#### DIRECTIONS FOR THIS TASK
Your task is to print exactly the lines from the line that contains "Emit a Python" through the line that contains "ax.set_facecolor('#b9b9b9')", with pictures left out.

[Plotting code records]
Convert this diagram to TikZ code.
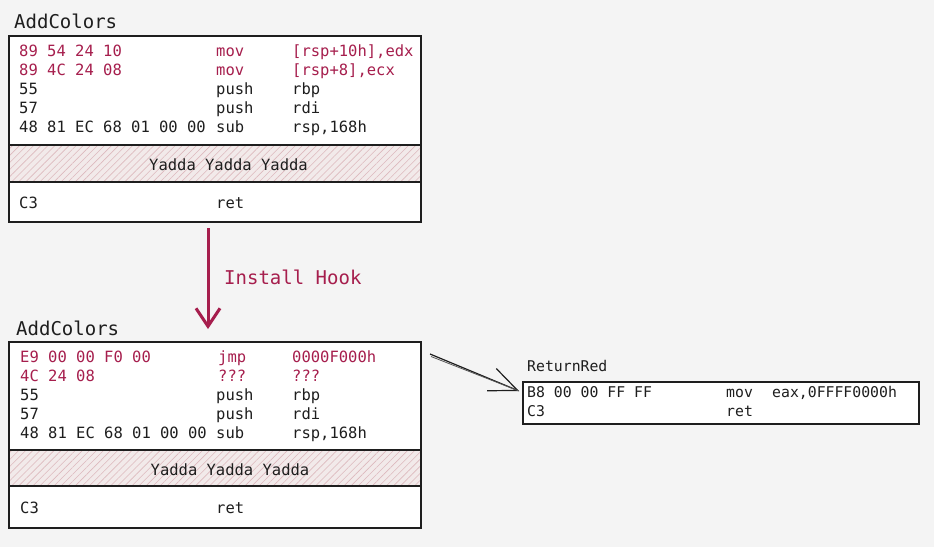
\documentclass[tikz,border=0pt]{standalone}
\usepackage{fontspec}
\setmonofont{DejaVu Sans Mono}
\usetikzlibrary{arrows.meta,patterns.meta}
\definecolor{bgc}{HTML}{F4F4F4}
\definecolor{crim}{HTML}{A61E4D}
\definecolor{hatchbg}{HTML}{F2EAEA}
\definecolor{hatchln}{HTML}{DDB9BD}
\definecolor{ink}{HTML}{1E1E1E}
\tikzset{
  box/.style={draw=ink, line width=1.3pt, fill=white, rectangle, inner sep=0pt, outer sep=0pt, anchor=north west},
  hatchbox/.style={draw=ink, line width=1.3pt, rectangle, inner sep=0pt, outer sep=0pt, anchor=north west,
     preaction={fill=hatchbg}, pattern={Lines[angle=45,distance=5pt,line width=0.6pt]}, pattern color=hatchln},
  code/.style={font=\ttfamily\fontsize{15.5}{18}\selectfont, text=ink, anchor=base west, inner sep=0pt},
  rcode/.style={code, text=crim},
  small/.style={font=\ttfamily\fontsize{14.8}{17}\selectfont, text=ink, anchor=base west, inner sep=0pt},
  title/.style={font=\ttfamily\fontsize{19}{22}\selectfont, text=ink, anchor=base west, inner sep=0pt},
}
\begin{document}
\begin{tikzpicture}[x=1pt,y=-1pt]
\useasboundingbox[fill=bgc] (0,0) rectangle (934,547);
% ---------- top block
\node[title] (t1) at (14,28) {AddColors};
\node[box, minimum width=412pt, minimum height=109pt] (a1) at (9,36) {};
\node[hatchbox, minimum width=412pt, minimum height=37pt] (h1) at (9,145) {};
\node[box, minimum width=412pt, minimum height=40pt] (c1) at (9,182) {};
\node[rcode] (a1b1) at (19,56) {89 54 24 10};
\node[rcode] (a1m1) at (216,56) {mov};
\node[rcode] (a1o1) at (292,56) {[rsp+10h],edx};
\node[rcode] (a1b2) at (19,75) {89 4C 24 08};
\node[rcode] (a1m2) at (216,75) {mov};
\node[rcode] (a1o2) at (292,75) {[rsp+8],ecx};
\node[code] (a1b3) at (19,94) {55};
\node[code] (a1m3) at (216,94) {push};
\node[code] (a1o3) at (292,94) {rbp};
\node[code] (a1b4) at (19,113) {57};
\node[code] (a1m4) at (216,113) {push};
\node[code] (a1o4) at (292,113) {rdi};
\node[code] (a1b5) at (19,132) {48 81 EC 68 01 00 00};
\node[code] (a1m5) at (216,132) {sub};
\node[code] (a1o5) at (292,132) {rsp,168h};
\node[code, anchor=center] (y1) at (228.5,165) {Yadda Yadda Yadda};
\node[code] (c1b) at (19,208) {C3};
\node[code] (c1m) at (216,208) {ret};
% ---------- hook arrow
\coordinate (hs) at (208,228);
\coordinate (he) at (208,329);
\draw[crim, line width=3pt, -{Straight Barb[length=18pt,width=24pt,line width=3pt]}] (hs) -- (he);
\node[title, text=crim] (hook) at (224,284) {Install Hook};
% ---------- bottom block
\node[title] (t2) at (16,335) {AddColors};
\node[box, minimum width=412pt, minimum height=108pt] (a2) at (9,342) {};
\node[hatchbox, minimum width=412pt, minimum height=36pt] (h2) at (9,450) {};
\node[box, minimum width=412pt, minimum height=42pt] (c2) at (9,486) {};
\node[rcode] (a2b1) at (20,362) {E9 00 00 F0 00};
\node[rcode] (a2m1) at (218,362) {jmp};
\node[rcode] (a2o1) at (292,362) {0000F000h};
\node[rcode] (a2b2) at (20,381) {4C 24 08};
\node[rcode] (a2m2) at (218,381) {???};
\node[rcode] (a2o2) at (292,381) {???};
\node[code] (a2b3) at (20,400) {55};
\node[code] (a2m3) at (216,400) {push};
\node[code] (a2o3) at (292,400) {rbp};
\node[code] (a2b4) at (20,419) {57};
\node[code] (a2m4) at (216,419) {push};
\node[code] (a2o4) at (292,419) {rdi};
\node[code] (a2b5) at (20,438) {48 81 EC 68 01 00 00};
\node[code] (a2m5) at (216,438) {sub};
\node[code] (a2o5) at (292,438) {rsp,168h};
\node[code, anchor=center] (y2) at (230,470) {Yadda Yadda Yadda};
\node[code] (c2b) at (20,513) {C3};
\node[code] (c2m) at (216,513) {ret};
% ---------- ReturnRed
\node[small] (t3) at (527,371) {ReturnRed};
\node[box, minimum width=396pt, minimum height=42pt] (r) at (523,382) {};
\node[small] (rb1) at (527,397) {B8 00 00 FF FF};
\node[small] (rm1) at (726,397) {mov};
\node[small] (ro1) at (772,397) {eax,0FFFF0000h};
\node[small] (rb2) at (527,416) {C3};
\node[small] (rm2) at (726,416) {ret};
% ---------- jump arrow
\coordinate (js) at (430,354);
\coordinate (js2) at (431,356.5);
\coordinate (je) at (519,391);
\draw[ink, line width=1.2pt, -{Straight Barb[length=28pt,width=24pt,line width=1.2pt]}] (js) -- (je);
\draw[ink!75, line width=0.8pt] (js2) -- (je);
\end{tikzpicture}
\end{document}
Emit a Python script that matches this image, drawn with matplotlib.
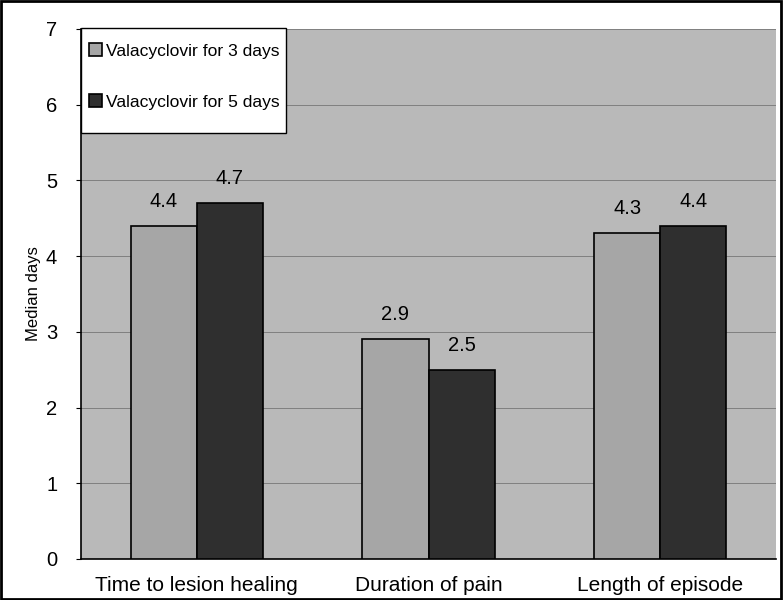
import matplotlib
matplotlib.use("Agg")
import matplotlib.pyplot as plt
import numpy as np

categories = ["Time to lesion healing", "Duration of pain", "Length of episode"]
series_names = ["Valacyclovir for 3 days", "Valacyclovir for 5 days"]
vals_3d = [4.4, 2.9, 4.3]
vals_5d = [4.7, 2.5, 4.4]
yticks = [0, 1, 2, 3, 4, 5, 6, 7]

plt.rcParams['font.family'] = ['Liberation Sans', 'DejaVu Sans']

fig = plt.figure(figsize=(7.83, 6.0), dpi=100)
fig.patch.set_facecolor('white')
ax = fig.add_axes([81/783, 1-559/600, 695/783, 530/600])
ax.set_facecolor('#b9b9b9')

x = np.arange(len(categories))
w = 0.285
b1 = ax.bar(x - w/2, vals_3d, w, color='#a6a6a6', edgecolor='black', linewidth=1.2, label=series_names[0], zorder=3)
b2 = ax.bar(x + w/2, vals_5d, w, color='#2f2f2f', edgecolor='black', linewidth=1.2, label=series_names[1], zorder=3)

for bars, vals in ((b1, vals_3d), (b2, vals_5d)):
    for r, v in zip(bars, vals):
        ax.text(r.get_x() + r.get_width()/2, v + 0.2, f"{v}", ha='center', va='bottom', fontsize=14.5, zorder=4)

ax.set_xlim(-0.5, 2.5)
ax.set_ylim(0, 7)
ax.set_yticks(yticks)
ax.set_yticklabels([str(t) for t in yticks], fontsize=14.5)
ax.set_xticks(x)
ax.set_xticklabels(categories, fontsize=15)
ax.tick_params(axis='x', length=0, pad=12)
ax.tick_params(axis='y', length=3.6, pad=13.5)
ax.yaxis.grid(True, color='#808080', linewidth=0.7, zorder=1)
ax.set_axisbelow(True)
for s in ['top', 'right']:
    ax.spines[s].set_visible(False)
for s in ['left', 'bottom']:
    ax.spines[s].set_linewidth(1.2)
ax.set_ylabel("Median days", fontsize=12)
ax.yaxis.set_label_coords(-0.058, 0.5)

# legend frame drawn separately to match the reference proportions
frame = plt.Rectangle((0.0, (559-133)/530), (286-81)/695, (133-28)/530, transform=ax.transAxes,
                      facecolor='white', edgecolor='black', linewidth=1.0, zorder=5, clip_on=False)
ax.add_patch(frame)
leg = ax.legend(loc='upper left', bbox_to_anchor=((89-81)/695, (559-43)/530), frameon=False,
                fontsize=12.6, handlelength=0.75, handleheight=0.75, handletextpad=0.25,
                labelspacing=2.05, borderpad=0.0, borderaxespad=0.0)
leg.set_zorder(6)

border = plt.Rectangle((0.001, 0.001), 0.997, 0.997, transform=fig.transFigure, fill=False,
                       edgecolor='black', linewidth=2)
fig.patches.append(border)

fig.savefig("out.png", dpi=100)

#### CORRECT OUTPUT
Emit a Python script that matches this image, drawn with matplotlib.
import matplotlib
matplotlib.use("Agg")
import matplotlib.pyplot as plt
import numpy as np

categories = ["Time to lesion healing", "Duration of pain", "Length of episode"]
series_names = ["Valacyclovir for 3 days", "Valacyclovir for 5 days"]
vals_3d = [4.4, 2.9, 4.3]
vals_5d = [4.7, 2.5, 4.4]
yticks = [0, 1, 2, 3, 4, 5, 6, 7]

plt.rcParams['font.family'] = ['Liberation Sans', 'DejaVu Sans']

fig = plt.figure(figsize=(7.83, 6.0), dpi=100)
fig.patch.set_facecolor('white')
ax = fig.add_axes([81/783, 1-559/600, 695/783, 530/600])
ax.set_facecolor('#b9b9b9')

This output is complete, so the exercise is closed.